# Table Top Warping



## GoTheDistance (Sep 4, 2014)

Brand new to wood working. Trying to make a table top using four 2x10 douglas fir boards. I screwed the boards together using pocket holes (kreg jig). The next day I noticed that the two end boards were angled upwards. The boards themselves appear to be flat. How would I go about fixing this issue. Perhaps I screwed too tightly. Sorry if I'm not using the correct terminology, new to all of this. Any help you could provide would be greatly appreciated.


----------



## 03svtsnakevert (Oct 16, 2013)

Hey GTD! Welcome! There's an introduction section we'd like you to complete so we can get to know ya and I'm certain one of these many pros on here will be more than happy to help you out!

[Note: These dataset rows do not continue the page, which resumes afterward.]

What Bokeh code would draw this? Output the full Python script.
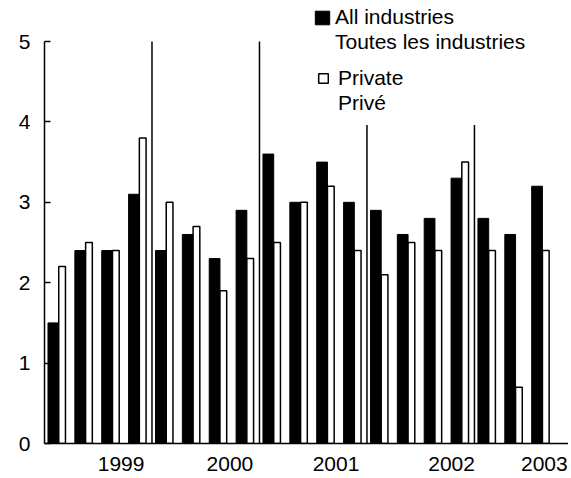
from bokeh.plotting import figure
from bokeh.models import (ColumnDataSource, Legend, LegendItem, FixedTicker,
                          Range1d)
from bokeh.embed import file_html
from bokeh.resources import INLINE

# ---- data -------------------------------------------------------------
quarters = ["1999Q1", "1999Q2", "1999Q3", "1999Q4",
            "2000Q1", "2000Q2", "2000Q3", "2000Q4",
            "2001Q1", "2001Q2", "2001Q3", "2001Q4",
            "2002Q1", "2002Q2", "2002Q3", "2002Q4",
            "2003Q1", "2003Q2", "2003Q3"]
all_industries = [1.5, 2.4, 2.4, 3.1, 2.4, 2.6, 2.3, 2.9, 3.6, 3.0,
                  3.5, 3.0, 2.9, 2.6, 2.8, 3.3, 2.8, 2.6, 3.2]
private = [2.2, 2.5, 2.4, 3.8, 3.0, 2.7, 1.9, 2.3, 2.5, 3.0,
           3.2, 2.4, 2.1, 2.5, 2.4, 3.5, 2.4, 0.7, 2.4]
year_labels = ["1999", "2000", "2001", "2002", "2003"]
year_label_pos = [2.85, 6.9, 10.85, 15.15, 18.6]
y_ticks = [0, 1, 2, 3, 4, 5]

FONT = "Liberation Sans"
FS = "21px"

idx = list(range(len(quarters)))
src = ColumnDataSource(dict(
    xa=[i + 0.33 for i in idx],
    xp=[i + 0.655 for i in idx],
    a=all_industries,
    p=private,
))

# year boundaries (where the year changes)
years = [q[:4] for q in quarters]
bounds = [i for i in range(1, len(years)) if years[i] != years[i - 1]]

p = figure(width=568, height=478, output_backend="svg", toolbar_location=None,
           x_range=Range1d(0, 19.5), y_range=Range1d(0, 5.51),
           min_border_left=44, min_border_right=0, min_border_top=0,
           min_border_bottom=35)
p.outline_line_color = None
p.xgrid.visible = False
p.ygrid.visible = False
p.background_fill_color = "white"
p.border_fill_color = "white"

# separators between years
p.segment(x0=bounds, x1=bounds, y0=[0] * len(bounds), y1=[5] * len(bounds),
          line_color="black", line_width=1.5)

r_all = p.vbar(x="xa", top="a", width=0.40, bottom=0, source=src,
               fill_color="black", line_color="black", line_width=1,
               line_join="round")
r_priv = p.vbar(x="xp", top="p", width=0.25, bottom=0, source=src,
                fill_color="white", line_color="black", line_width=1.5)

empty = ColumnDataSource(dict(x=[], top=[]))
r_dummy1 = p.vbar(x="x", top="top", width=0.3, source=empty,
                  fill_alpha=0, line_alpha=0)
r_dummy2 = p.vbar(x="x", top="top", width=0.3, source=empty,
                  fill_alpha=0, line_alpha=0)

# axes
p.yaxis.ticker = FixedTicker(ticks=y_ticks)
p.yaxis.bounds = (0, 5)
p.yaxis.axis_line_width = 1.5
p.yaxis.major_tick_line_width = 1.5
p.yaxis.major_tick_in = 6
p.yaxis.major_tick_out = 0
p.yaxis.minor_tick_line_color = None
p.yaxis.major_label_standoff = 14

p.xaxis.ticker = FixedTicker(ticks=year_label_pos)
p.xaxis.major_label_overrides = {pos: lab for pos, lab in zip(year_label_pos, year_labels)}
p.xaxis.axis_line_width = 1.5
p.xaxis.major_tick_in = 0
p.xaxis.major_tick_out = 0
p.xaxis.minor_tick_line_color = None
p.xaxis.major_label_standoff = 13

for ax in (p.xaxis, p.yaxis):
    ax.major_label_text_font = FONT
    ax.major_label_text_font_size = FS
    ax.major_label_text_color = "black"
    ax.axis_line_color = "black"
    ax.major_tick_line_color = "black"

# legends
leg1 = Legend(items=[LegendItem(label="All industries", renderers=[r_all]),
                     LegendItem(label="Toutes les industries", renderers=[r_dummy1])],
              location=(261, 380.5), padding=8, spacing=0, margin=0,
              label_height=25, glyph_height=17, glyph_width=18,
              label_standoff=4, border_line_alpha=0,
              background_fill_color="white", background_fill_alpha=1,
              label_text_font=FONT, label_text_font_size=FS,
              label_text_color="black")
leg2 = Legend(items=[LegendItem(label="Private", renderers=[r_priv]),
                     LegendItem(label="Privé", renderers=[r_dummy2])],
              location=(263, 318), padding=10, spacing=0, margin=0,
              label_height=25, label_width=190, glyph_height=12, glyph_width=12,
              label_standoff=9, border_line_alpha=0,
              background_fill_color="white", background_fill_alpha=1,
              label_text_font=FONT, label_text_font_size=FS,
              label_text_color="black")
p.add_layout(leg1)
p.add_layout(leg2)

open("out.html", "w").write(file_html(p, INLINE))
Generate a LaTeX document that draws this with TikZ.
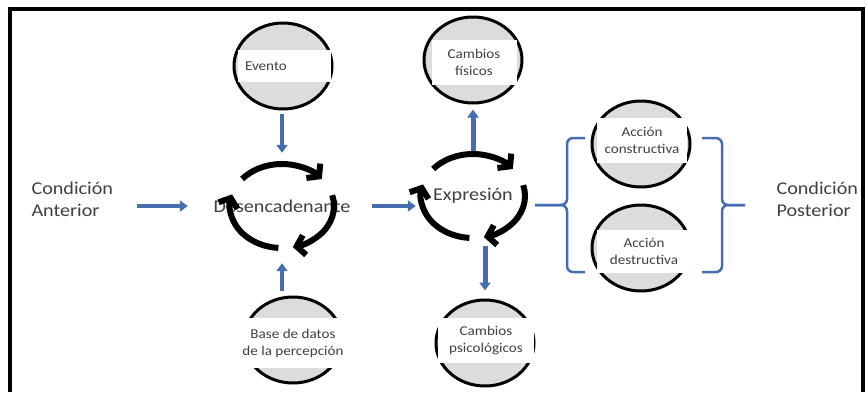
\documentclass[tikz,border=0pt]{standalone}
\usepackage{fontspec}
\setmainfont{Carlito}[FakeStretch=1.12]
\usetikzlibrary{shapes.geometric,arrows.meta,positioning}
\definecolor{flowblue}{RGB}{70,110,175}
\definecolor{bubblegray}{RGB}{220,220,220}
\definecolor{txtgray}{RGB}{64,64,64}
\tikzstyle{bubble} = [ellipse, draw, line width=3pt, fill=bubblegray,
    minimum width=98pt, minimum height=86pt, inner sep=0pt]
\tikzstyle{band} = [rectangle, fill=white, text=txtgray, inner sep=0pt,
    font=\fontsize{13.5}{17}\selectfont, align=center]
\tikzstyle{loopnode} = [ellipse, minimum width=104pt, minimum height=84pt, inner sep=0pt]
\tikzstyle{big} = [text=txtgray, font=\fontsize{18}{22}\selectfont, align=left]
\tikzstyle{cyc} = [line width=6pt, -{Straight Barb[length=8pt,width=20pt]}]
\tikzstyle{flow} = [draw=flowblue, line width=3.5pt, -{Triangle[length=8pt,width=11pt]}]
\tikzstyle{brace} = [draw=flowblue, line width=2.5pt, rounded corners=6pt]

\begin{document}
\begin{tikzpicture}[x=1pt, y=1pt]
\useasboundingbox (0,0) rectangle (868,-392);
\draw[line width=4.5pt] (10,-392) -- (10,-9) -- (863,-9) -- (863,-392);

    % Place nodes
\node[big, anchor=west] (antes) at (28,-199) {Condición\\Anterior};
\node[big, anchor=west] (despues) at (773,-199) {Condición\\Posterior};
\node[loopnode, label={[big]center:Desencadenante}] (des) at (282,-206) {};
\node[loopnode, label={[big]center:Expresión}] (expr) at (473,-196) {};

\node[bubble] (evento) at (283,-66) {};
\node[band, minimum width=93pt, minimum height=32pt, align=left, text width=78pt]
    (evento-l) at (284,-66) {Evento};
\node[bubble] (fisicos) at (473,-60) {};
\node[band, minimum width=85pt, minimum height=45pt] (fisicos-l) at (474,-62) {Cambios\\físicos};
\node[bubble] (base) at (293,-340) {};
\node[band, minimum width=107pt, minimum height=50pt] (base-l) at (293,-343) {Base de datos\\de la percepción};
\node[bubble] (psico) at (485,-343) {};
\node[band, minimum width=96pt, minimum height=45pt] (psico-l) at (486,-340) {Cambios\\psicológicos};
\node[bubble] (constr) at (641,-144) {};
\node[band, minimum width=90pt, minimum height=45pt] (constr-l) at (642,-140) {Acción\\constructiva};
\node[bubble] (destr) at (641,-248) {};
\node[band, minimum width=95pt, minimum height=43pt] (destr-l) at (644,-251) {Acción\\destructiva};

    % Cycle arrows
\foreach \n in {des,expr}
  \foreach \a/\b in {140/40,15/-78,-94/-196}
    \draw[cyc] ([shift={(\a:52pt and 42pt)}]\n.center)
        arc[start angle=\a, end angle=\b, x radius=52pt, y radius=42pt];

    % Draw edges
\path[flow, shorten <=20pt, shorten >=42pt] (antes.east |- des.west) -- (des.west);
\path[flow, shorten <=3pt, shorten >=11pt] (evento.south -| des) -- (des.north);
\path[flow, shorten <=5pt, shorten >=15pt] (base.north -| des) -- (des.south);
\path[flow, shorten <=38pt, shorten >=5pt] (des.east) -- (des.east -| expr.west);
\path[flow, line width=5pt, shorten <=3pt, shorten >=5pt] (expr.north) -- (fisicos.south);
\path[flow, line width=5pt, shorten <=8pt, shorten >=8pt] (expr.south -| psico) -- (psico.north);

    % Braces
\coordinate (ltip) at (535,-205);
\coordinate (rtip) at (745,-205);
\path[brace] (585,-138) -| (567,-205) -- (ltip);
\path[brace] (ltip) -- (567,-205) |- (585,-272);
\path[brace] (702,-138) -| (722,-205) -- (rtip);
\path[brace] (rtip) -- (722,-205) |- (702,-272);
\end{tikzpicture}
\end{document}
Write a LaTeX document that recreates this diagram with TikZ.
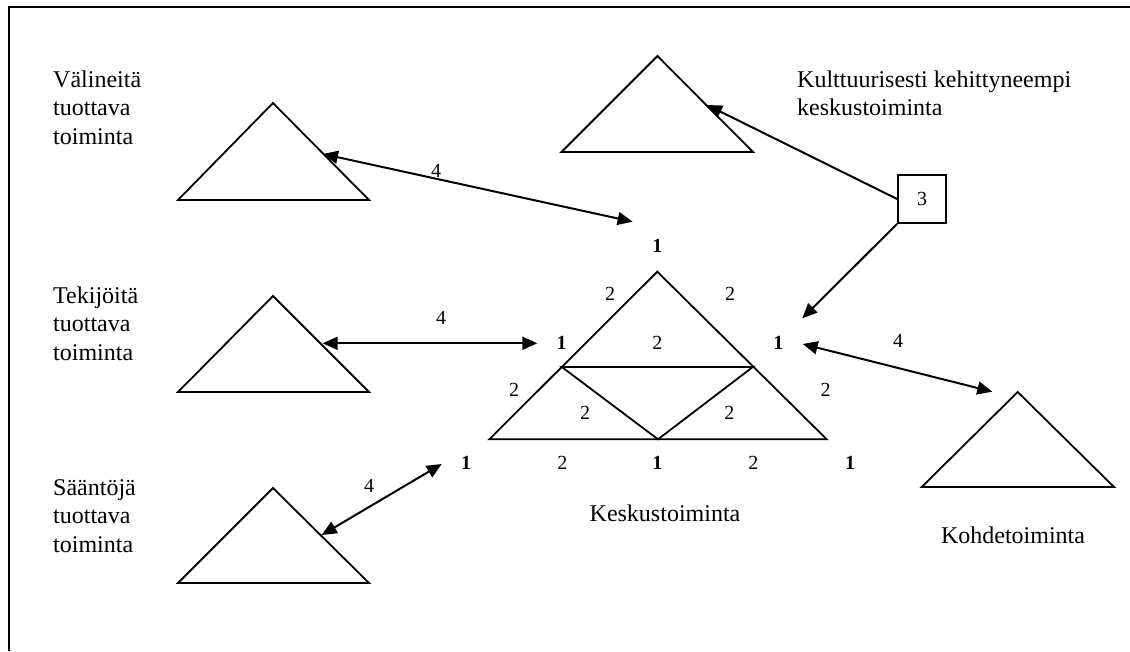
\documentclass[tikz,border=0pt]{standalone}
\usepackage{fontspec}
\setmainfont{Liberation Serif}
\usetikzlibrary{arrows.meta,calc}
\begin{document}
\begin{tikzpicture}[x=1pt,y=-1pt,
  tri/.style={line width=1.8pt, line join=miter},
  tip/.tip={Triangle[length=15pt,width=13pt]},
  link/.style={line width=2pt, -tip},
  duo/.style={line width=2pt, tip-tip},
  big/.style={font=\fontsize{24}{28.5}\selectfont, inner sep=0pt},
  num/.style={font=\fontsize{20}{24}\selectfont, inner sep=0pt},
  vert/.style={font=\fontsize{20}{24}\selectfont\bfseries, inner sep=0pt},
  box/.style={draw, line width=1.8pt, minimum width=48pt, minimum height=48pt, inner sep=0pt, font=\fontsize{20}{24}\selectfont},
]
\useasboundingbox (0,0) rectangle (1130,651);

% frame (top and left edges)
\draw[line width=2pt, line join=miter] (9,651) -- (9,7) -- (1130,7);

% surrounding activity systems
\coordinate (vA) at (273,103);   \coordinate (vL) at (178,200);   \coordinate (vR) at (369,200);
\coordinate (tA) at (273,296);   \coordinate (tL) at (178,392);   \coordinate (tR) at (369,392);
\coordinate (sA) at (273,488);   \coordinate (sL) at (178,583);   \coordinate (sR) at (369,583);
\coordinate (kA) at (657.5,56);  \coordinate (kL) at (561.5,152); \coordinate (kR) at (753,152);
\coordinate (oA) at (1017.7,392);\coordinate (oL) at (921.7,487); \coordinate (oR) at (1114,487);
\foreach \t in {v,t,s,k,o}
  \draw[tri] (\t L) -- (\t A) -- (\t R) -- cycle;

% central activity system
\coordinate (cA) at (657.3,271.7);
\coordinate (cL) at (489.3,439.3);
\coordinate (cR) at (826.7,439.3);
\coordinate (cML) at (561.8,367);
\coordinate (cMR) at (752.8,367);
\coordinate (cMB) at (658,439.3);
\draw[tri] (cL) -- (cA) -- (cR) -- cycle;
\draw[tri] (cML) -- (cMR) -- (cMB) -- cycle;

% texts
\node[big, anchor=base west] (vtext) at (53,87)
  {\begin{tabular}[t]{@{}l@{}}Välineitä\\tuottava\\toiminta\end{tabular}};
\node[big, anchor=base west] (ttext) at (53,303)
  {\begin{tabular}[t]{@{}l@{}}Tekijöitä\\tuottava\\toiminta\end{tabular}};
\node[big, anchor=base west] (stext) at (53,495)
  {\begin{tabular}[t]{@{}l@{}}Sääntöjä\\tuottava\\toiminta\end{tabular}};
\node[big, anchor=base west] (ktext) at (797,87)
  {\begin{tabular}[t]{@{}l@{}}Kulttuurisesti kehittyneempi\\keskustoiminta\end{tabular}};
\node[big, anchor=base] (ctext) at (665,521) {Keskustoiminta};
\node[big, anchor=base] (otext) at (1013,543) {Kohdetoiminta};

% corner and edge markers of the central triangle
\node[vert] (n1t) at (657.3,246) {1};
\node[num]  (n2a) at (610,294) {2};
\node[num]  (n2b) at (730,294) {2};
\node[vert] (n1l) at (561.7,342.7) {1};
\node[num]  (n2c) at (657.3,342.7) {2};
\node[vert] (n1r) at (778.3,342.7) {1};
\node[num]  (n2d) at (514,390) {2};
\node[num]  (n2e) at (825.7,390) {2};
\node[num]  (n2f) at (585,413.3) {2};
\node[num]  (n2g) at (729.3,413.3) {2};
\node[vert] (n1a) at (466,462.7) {1};
\node[num]  (n2h) at (562.3,462.7) {2};
\node[vert] (n1b) at (657.3,462.7) {1};
\node[num]  (n2i) at (753.3,462.7) {2};
\node[vert] (n1c) at (850,462.7) {1};

% contradiction labels
\node[num] (q1) at (436,171) {4};
\node[num] (q2) at (441,317.7) {4};
\node[num] (q3) at (369,486) {4};
\node[num] (q4) at (898,341) {4};
\node[box] (b3) at (922,199) {3};

% connector end points
\coordinate (vHit) at (323,154);
\coordinate (cTop) at (632.6,221.7);
\coordinate (tHit) at (322.7,343.3);
\coordinate (cLeft) at (537.3,343.3);
\coordinate (sHit) at (321.7,535);
\coordinate (cLow) at (441.7,464);
\coordinate (cRight) at (802.7,344);
\coordinate (oHit) at (992.3,391.7);
\coordinate (kHit) at (707,105);
\coordinate (cUp) at (802.3,318.3);

% connectors
\draw[duo] (vHit) -- (cTop);
\draw[duo] (tHit) -- (cLeft);
\draw[duo] (sHit) -- (cLow);
\draw[duo] (cRight) -- (oHit);
\draw[link] (b3.west) -- (kHit);
\draw[link] (b3.south west) -- (cUp);
\end{tikzpicture}
\end{document}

Sent from my iPhone using Tapatalk


----------



## GoTheDistance (Sep 4, 2014)

Will do! Thank you.


----------



## mako1 (Jan 25, 2014)

Problem is your trying to use construction grade lumber for making furniture.the moisture content of the wood is to high and as it dries will cup,bow,twist and all sorts of things.Also.the wider the boards you are joining the more problem you will have.
Posket screws are not a good method to join 2X10's for a table top.


----------



## bauerbach (Mar 25, 2012)

What kind of table? any pictures or design plans?

green wood is surely a big part of the problem, fastening them to some sort of substructure should help...


----------